PARIS/TOKYO (Reuters) - Renault et Nissan devraient dévoiler officiellement le 6 février à Londres un accord sur la réorganisation de leur alliance fondée il y a plus de vingt ans, qui fait l'objet de négociations entre les deux constructeurs automobiles depuis de longs mois, a-t-on appris de sources proches du dossier.

Renault souhaite que son partenaire nippon investisse dans sa nouvelle entité regroupant ses activités de véhicules électriques, tandis que Nissan plaide pour que le groupe français - son actionnaire principal - réduise sa participation actuelle de 43% afin de rééquilibrer leur alliance.

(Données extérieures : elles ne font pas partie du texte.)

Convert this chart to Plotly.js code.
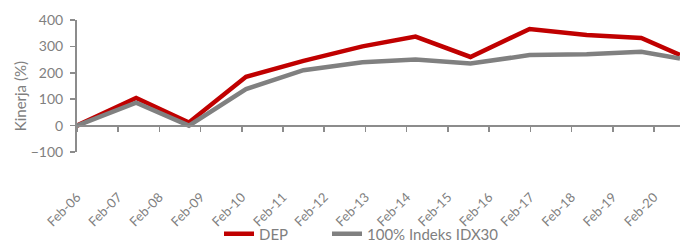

Les dirigeants des deux groupes se sont réunis jeudi en visioconférence pour un conseil opérationnel de l'alliance (Alliance operating board, AOB). Des sources ont dit à Reuters que ce format avait été préféré à une réunion physique au Japon - qui aurait nécessité que le directeur général de Renault Luca de Meo et le président du groupe au losange, Jean-Dominique Senard, s'envolent pour l'archipel - parce que le processus était suffisamment bien engagé.

Après l'étape clé de l'AOB et avant la présentation publique, le projet d'accord doit encore être approuvé individuellement par les conseils d'administration de Renault et Nissan.

Nissan a refusé de faire un commentaire, tandis que Renault a toujours refusé de commenter publiquement les discussions avec son partenaire nippon.

Celles-ci durent depuis plusieurs mois et se sont concentrées notamment sur la question du partage de la propriété intellectuelle, Nissan voulant l'assurance que ses brevets apportés à l'alliance ne serviraient pas aux nouveaux venus dans la galaxie de partenaires que Renault constitue depuis environ un an.

LES LIGNES BOUGENT DANS L'AUTOMOBILE

Les deux membres fondateurs, et Mitsubishi, troisième partenaire de l'alliance qu'il a rejointe ultérieurement, doivent réinventer leur partenariat à un moment particulièrement critique dans l'histoire de l'industrie automobile, avec la sortie du diesel, puis de l'ensemble des motorisations thermiques pour basculer en une dizaine d'années vers le tout électrique.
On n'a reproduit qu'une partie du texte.